A brokerage account is an account that lets you buy and sell investments — stocks, ETFs, mutual funds, bonds, and more. It’s the foundation of investing outside of retirement accounts. Here’s everything you need to know.
Brokerage account vs retirement account
The key difference is taxes and flexibility:
- Retirement accounts (401k, Roth IRA): Tax advantages — either tax-deferred growth or tax-free withdrawals. But there are contribution limits and rules about when you can take money out without penalties (generally not before 59½).
- Brokerage account (taxable account): No tax advantages — you pay taxes on dividends and capital gains. But no contribution limits, no rules about when you can withdraw, and you can invest in anything available on the platform. Full flexibility.
The right order: get employer 401k match, fund a Roth IRA, then open a brokerage account with anything beyond that.
How taxes work in a brokerage account
- Dividends: Taxed as income in the year you receive them
- Capital gains: When you sell an investment for more than you paid, the profit is taxed. Hold for over a year and you pay the lower long-term capital gains rate (0%, 15%, or 20% depending on income). Hold for under a year and gains are taxed as ordinary income.
This is why buy-and-hold investing is more tax-efficient than frequent trading.
Best brokerage accounts to open
- Fidelity. No account minimums, fractional shares, excellent zero-fee index funds. Best all-around for beginners.
- Charles Schwab. No minimums, solid tools, strong customer service.

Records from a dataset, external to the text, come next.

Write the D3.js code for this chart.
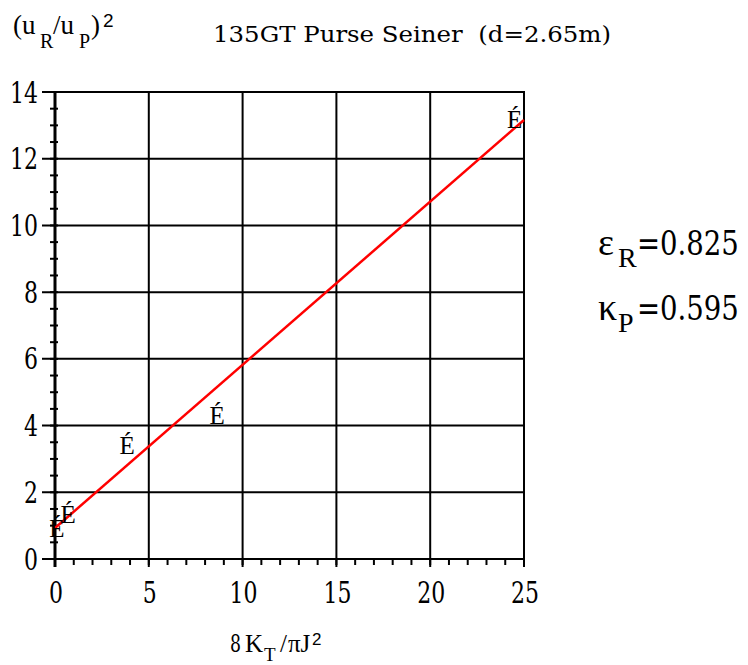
<!DOCTYPE html>
<html><head><meta charset="utf-8">
<script src="https://cdn.jsdelivr.net/npm/d3@7"></script>
<style>body{margin:0;background:#fff}svg{display:block}</style>
</head><body><svg id="c" width="748" height="665"></svg>
<script>
// Data
const xTicks = [0, 5, 10, 15, 20, 25];
const yTicks = [0, 2, 4, 6, 8, 10, 12, 14];
const pointsX = [0.1, 0.7, 3.84, 8.64, 24.5];
const pointsY = [0.93, 1.35, 3.42, 4.32, 13.2];
const fitX = [0, 25];
const fitY = [0.93, 13.16];
const title = "135GT Purse Seiner\u00a0\u00a0(d=2.65m)";
const markerGlyph = "É";
const epsR = "=0.825";
const kapP = "=0.595";

const SERIF = "'Liberation Serif', 'Times New Roman', serif";
const DSERIF = "'DejaVu Serif', serif";
const SANS = "'Liberation Sans', Arial, sans-serif";
const svg = d3.select("#c");
const x = d3.scaleLinear().domain([0, 25]).range([55, 524]);
const y = d3.scaleLinear().domain([0, 14]).range([559, 92]);

function t(fam, size, xx, yy, s) {
  return svg.append("text").attr("font-family", fam).attr("font-size", size)
    .attr("x", xx).attr("y", yy).attr("fill", "#000").text(s);
}

// minor ticks y
svg.append("g").selectAll("line").data(d3.range(0, 14.01, 0.5)).join("line")
  .attr("x1", x(0) - 5).attr("x2", x(0) + 3)
  .attr("y1", d => y(d)).attr("y2", d => y(d))
  .attr("stroke", "#000").attr("stroke-width", 2);
// minor ticks x
svg.append("g").selectAll("line").data(d3.range(0, 25.01, 1)).join("line")
  .attr("x1", d => x(d)).attr("x2", d => x(d))
  .attr("y1", y(0)).attr("y2", y(0) + 6)
  .attr("stroke", "#000").attr("stroke-width", 2);
// grid horizontal
svg.append("g").selectAll("line").data(yTicks).join("line")
  .attr("x1", x(0) - 13).attr("x2", x(25) + 1)
  .attr("y1", d => y(d)).attr("y2", d => y(d))
  .attr("stroke", "#000").attr("stroke-width", 2);
// grid vertical
svg.append("g").selectAll("line").data(xTicks).join("line")
  .attr("x1", d => x(d)).attr("x2", d => x(d))
  .attr("y1", y(14) - 1).attr("y2", y(0) + 8)
  .attr("stroke", "#000").attr("stroke-width", 2);
// y axis thicker
svg.append("line").attr("x1", x(0)).attr("x2", x(0)).attr("y1", y(14) - 1).attr("y2", y(0) + 8)
  .attr("stroke", "#000").attr("stroke-width", 3);

// tick labels
svg.append("g").selectAll("text").data(yTicks).join("text")
  .attr("font-family", DSERIF).attr("font-size", 29).attr("fill", "#000")
  .attr("x", 38).attr("y", d => y(d) + 10.5).attr("text-anchor", "end")
  .attr("textLength", d => String(d).length * 14).attr("lengthAdjust", "spacingAndGlyphs")
  .text(d => d);
svg.append("g").selectAll("text").data(xTicks).join("text")
  .attr("font-family", DSERIF).attr("font-size", 29).attr("fill", "#000")
  .attr("x", d => x(d) + 1).attr("y", 603).attr("text-anchor", "middle")
  .attr("textLength", d => String(d).length * 14).attr("lengthAdjust", "spacingAndGlyphs")
  .text(d => d);

// fit line
const line = d3.line().x(d => x(d[0])).y(d => y(d[1]));
svg.append("path").datum(fitX.map((v, i) => [v, fitY[i]])).attr("d", line)
  .attr("fill", "none").attr("stroke", "#ff0000").attr("stroke-width", 2.5);

// markers
svg.append("g").selectAll("text").data(pointsX.map((v, i) => [v, pointsY[i]])).join("text")
  .attr("font-family", SERIF).attr("font-size", 25).attr("fill", "#000")
  .attr("x", d => x(d[0])).attr("y", d => y(d[1]) + 9).attr("text-anchor", "middle")
  .text(markerGlyph);

// title
t(DSERIF, 23, 213, 42, title).attr("textLength", 398).attr("lengthAdjust", "spacingAndGlyphs");

// y title (u_R/u_P)^2
t(SERIF, 27, 13, 34, "(u");
t(SERIF, 20, 40, 48, "R");
t(SERIF, 27, 53, 34, "/u");
t(SERIF, 20, 79, 48, "P");
t(SERIF, 27, 91, 34, ")");
t(SANS, 19, 103, 27, "2");

// x title 8K_T/πJ^2
t(DSERIF, 24, 230, 652, "8").attr("textLength", 11).attr("lengthAdjust", "spacingAndGlyphs");
t(SERIF, 25, 245, 652, "K");
t(SERIF, 19, 264, 661, "T");
t(SERIF, 25, 280, 652, "/");
t(SERIF, 25, 288, 652, "πJ");
t(SANS, 17, 312, 645, "2");

// parameters
function scaled(xx, yy, s) {
  svg.append("g").attr("transform", `translate(${xx},${yy}) scale(0.81,1)`)
    .append("text").attr("font-family", DSERIF).attr("font-size", 34).attr("fill", "#000")
    .attr("x", 0).attr("y", 0).text(s);
}
t(SERIF, 38, 598, 255, "ε");
t(SERIF, 28, 618, 267, "R");
scaled(637, 255, epsR);
t(SERIF, 38, 598, 320, "κ");
t(SERIF, 28, 618, 332, "P");
scaled(637, 320, kapP);
</script></body></html>
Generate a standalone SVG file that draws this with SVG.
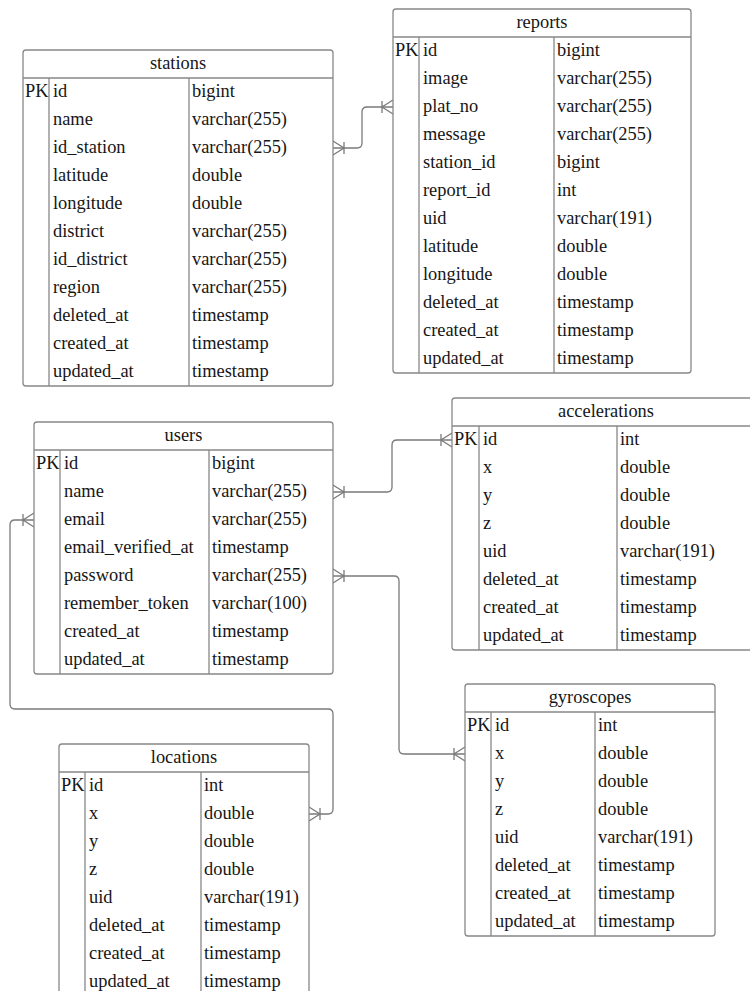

- Vanguard. Best for long-term index fund investors, slightly less beginner-friendly interface.
How to open one
Go to Fidelity.com or Schwab.com, click “Open an Account,” select “Brokerage Account” (not IRA), fill in your personal information including Social Security number, link your bank, and you’re done in about 10 minutes. Fund it, buy a total market index fund, and start building.